Cailles rôties, épaule d'agneau confite à la sauge, homard breton, joue de boeuf... la gastronomie française s'exporte depuis près de 20 ans dans l'espace, où elle améliore l'ordinaire lyophilisé des astronautes dans les grandes occasions, fêtes d'anniversaire ou de Noël.

L'histoire débute en 1993, lorsque le spationaute français Jean-Pierre Haigneré rentre d'une mission dans la station russe Mir. Tout s'est parfaitement déroulé, les expériences ont été couronnées de succès... mais la nourriture de Mir laissait à désirer, lâche-t-il lors d'une interview à la radio.

Hareng froid, pain noir, fromage en boîte... rien de bien réjouissant pour un palais tricolore.

Horrifié, Richard Filippi, professeur au lycée hôtelier de Souillac (Lot), prend alors contact avec le CNES, l'agence spatiale française, se souvient Lionel Suchet, directeur adjoint du Centre spatial de Toulouse.

Son enthousiasme est tel que le CNES monte un projet pédagogique avec son lycée hôtelier pour concevoir de bons petits plats qui pourraient accompagner dans l'espace le prochain spationaute français.

Cela signifie en premier lieu «éviter toute intoxication de l'équipage de Mir» avec des règles très strictes de sécurité et d'hygiène, quasiment «zéro bactérie».

Les plats ne doivent en outre être ni trop secs, ni trop liquides. «Trop sec, cela provoque des miettes que les cosmonautes peuvent inhaler (...) Trop liquide, c'est le «syndrome du capitaine Haddock», avec des bulles qui flottent et risquent de créer des courts-circuits», souligne M. Suchet.

Les boîtes métalliques doivent en outre être ultra-légères, pouvoir être consommées à la cuillère, se réchauffer entre les pinces des «fours à conduction» utilisés dans l'espace, etc.

Surmonter toutes ces contraintes en faisant de la bonne cuisine n'était pas une mince affaire pour les lycéens.

Mais les conserves ont passé tous les tests des Russes et «à notre grande fierté, on a commencé à faire voler des boîtes de nourriture française sur le vol de Claudie Haigneré en 1996», lance le responsable du CNES.

Pas de cochon dans l'espace

Les plats tricolores remportent un franc succès auprès des cosmonautes. À tel point que lorsque la mission française de 1997 est reportée, les Russes demandent au CNES s'ils peuvent quand même emporter la nourriture initialement prévue...

«On a compris alors qu'il y avait un enjeu important, non seulement opérationnel mais aussi psychologique, pour l'équipage qui a besoin de se retrouver ensemble autour de bons repas pour les grandes occasions», résume M. Suchet.

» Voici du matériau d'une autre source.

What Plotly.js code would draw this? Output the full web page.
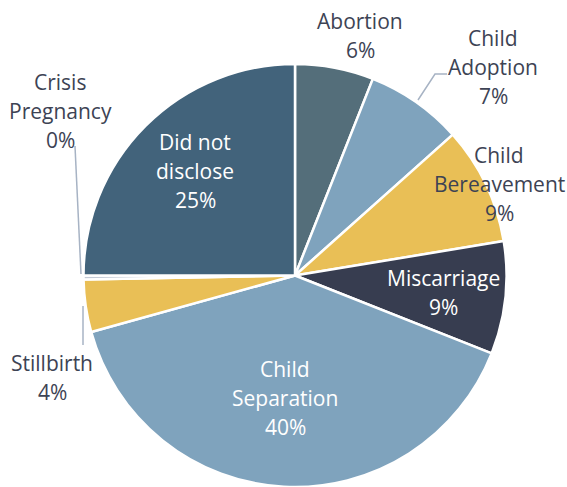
<!DOCTYPE html>
<html>
<head>
<meta charset="utf-8">
<script src="https://cdn.plot.ly/plotly-3.0.1.min.js"></script>
<style>html,body{margin:0;padding:0;background:#fff;}#chart{width:567px;height:487px;}</style>
</head>
<body>
<div id="chart"></div>
<script>
// ---- data ----
const categories = ["Abortion", "Child Adoption", "Child Bereavement", "Miscarriage",
                    "Child Separation", "Stillbirth", "Crisis Pregnancy", "Did not disclose"];
const labelLines = [["Abortion"], ["Child", "Adoption"], ["Child", "Bereavement"], ["Miscarriage"],
                    ["Child", "Separation"], ["Stillbirth"], ["Crisis", "Pregnancy"], ["Did not", "disclose"]];
const values = [6.0, 7.4, 9.0, 8.6, 39.7, 4.0, 0.3, 25.0];

// ---- style ----
const W = 567, H = 487;
const sliceColors = ["#546e7a", "#7fa3bd", "#e9bf56", "#373d50", "#7fa3bd", "#e9bf56", "#c3cad6", "#42637b"];
const darkText = "#3d4354";
const textColors = [darkText, darkText, darkText, "#ffffff", "#ffffff", darkText, darkText, "#ffffff"];
// label block anchor (centre x, first-line centre y) in pixels
const labelAnchor = [[360, 21], [493, 38], [499, 155], [443, 278], [285, 369], [52, 363], [60, 82], [195, 142]];
const lineGap = 29;

const total = values.reduce((a, b) => a + b, 0);
const annotations = [];
categories.forEach((c, i) => {
  const lines = labelLines[i].concat([Math.round(values[i] / total * 100) + "%"]);
  lines.forEach((t, k) => {
    annotations.push({
      xref: "paper", yref: "paper",
      x: labelAnchor[i][0] / W, y: 1 - (labelAnchor[i][1] + k * lineGap) / H,
      xanchor: "center", yanchor: "middle", showarrow: false,
      text: t, font: {family: "Open Sans", size: 21, color: textColors[i]}
    });
  });
});

const px = (x) => x / W, py = (y) => 1 - y / H;
const lineStyle = {color: "#a7b3c4", width: 1.5};
const shapes = [
  {type: "path", xref: "paper", yref: "paper",
   path: `M ${px(418)} ${py(100)} L ${px(435)} ${py(74)} L ${px(447)} ${py(74)}`, line: lineStyle},
  {type: "line", xref: "paper", yref: "paper", x0: px(75), y0: py(146), x1: px(81), y1: py(274), line: lineStyle},
  {type: "line", xref: "paper", yref: "paper", x0: px(83), y0: py(306), x1: px(83), y1: py(345), line: lineStyle}
];

const cx = 295, cy = 276, r = 212;
const trace = {
  type: "pie",
  labels: categories,
  values: values,
  sort: false,
  direction: "clockwise",
  rotation: 0,
  textinfo: "none",
  hoverinfo: "label+percent",
  marker: {colors: sliceColors, line: {color: "#ffffff", width: 2.5}},
  domain: {x: [(cx - r) / W, (cx + r) / W], y: [1 - (cy + r) / H, 1 - (cy - r) / H]},
  showlegend: false
};

Plotly.newPlot("chart", [trace], {
  width: W, height: H,
  margin: {l: 0, r: 0, t: 0, b: 0},
  paper_bgcolor: "#ffffff",
  showlegend: false,
  annotations: annotations,
  shapes: shapes
}, {displayModeBar: false, staticPlot: true});
</script>
</body>
</html>
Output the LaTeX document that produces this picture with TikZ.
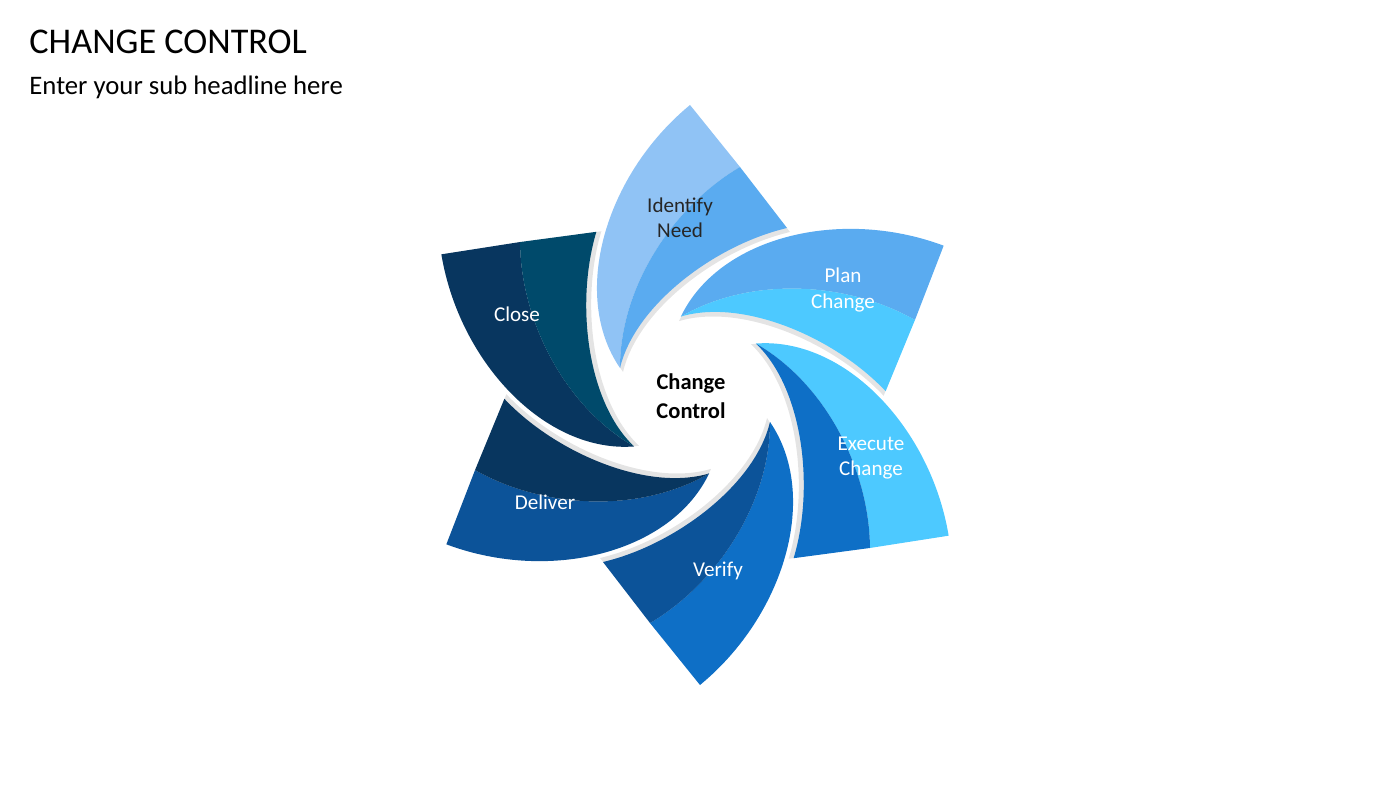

Le projet pédagogique de Souillac se professionnalise même avec l'arrivée du chef Alain Ducasse, qui monte avec le CNES le programme «Special event meals» (SEM) pour obtenir la certification de la Nasa.

Depuis 2009, les conserves françaises figurent ainsi au menu de la Station spatiale internationale (ISS). «Il y en a quasiment en permanence dans l'espace, avec l'idée d'offrir à tout l'équipage de l'ISS un bon repas environ une fois par mois», indique M. Suchet.

Elles sont concoctées en chambre stérile dans un laboratoire de la société Hénaff, à Pouldreuzic (Finistère). Réputée en France pour ses conserves de pâté de porc, la PME bretonne (200 personnes) est à ce jour la seule entreprise de l'Hexagone a avoir l'agrément des autorités américaines pour exporter des produits à base de viande aux États-Unis.

Pas de pâté ou de cochon dans les menus spatiaux jusqu'à présent, même si les équipes d'Alain Ducasse assurent qu'il n'y a «aucune contre-indication» a priori et disent y travailler.

Officiellement certifiée par le CNES mercredi, Hénaff apporte surtout son expertise en matière d'appertisation (stérilisation à la chaleur), pour conserver les propriétés gustatives et nutritives des aliments en éliminant toute contamination microbienne, ainsi que dans le sertissage des boîtes d'aluminium ultra-léger.

L'an prochain, 2000 plats individuels issus de 25 recettes (entrées, plats et desserts) seront fabriqués pour le compte du CNES.

«Même si au niveau financier, la France n'avait plus vraiment les moyens de participer à l'ISS, nos partenaires internationaux nous garderaient pour la cuisine...», plaisante le cosmonaute Michel Tognini.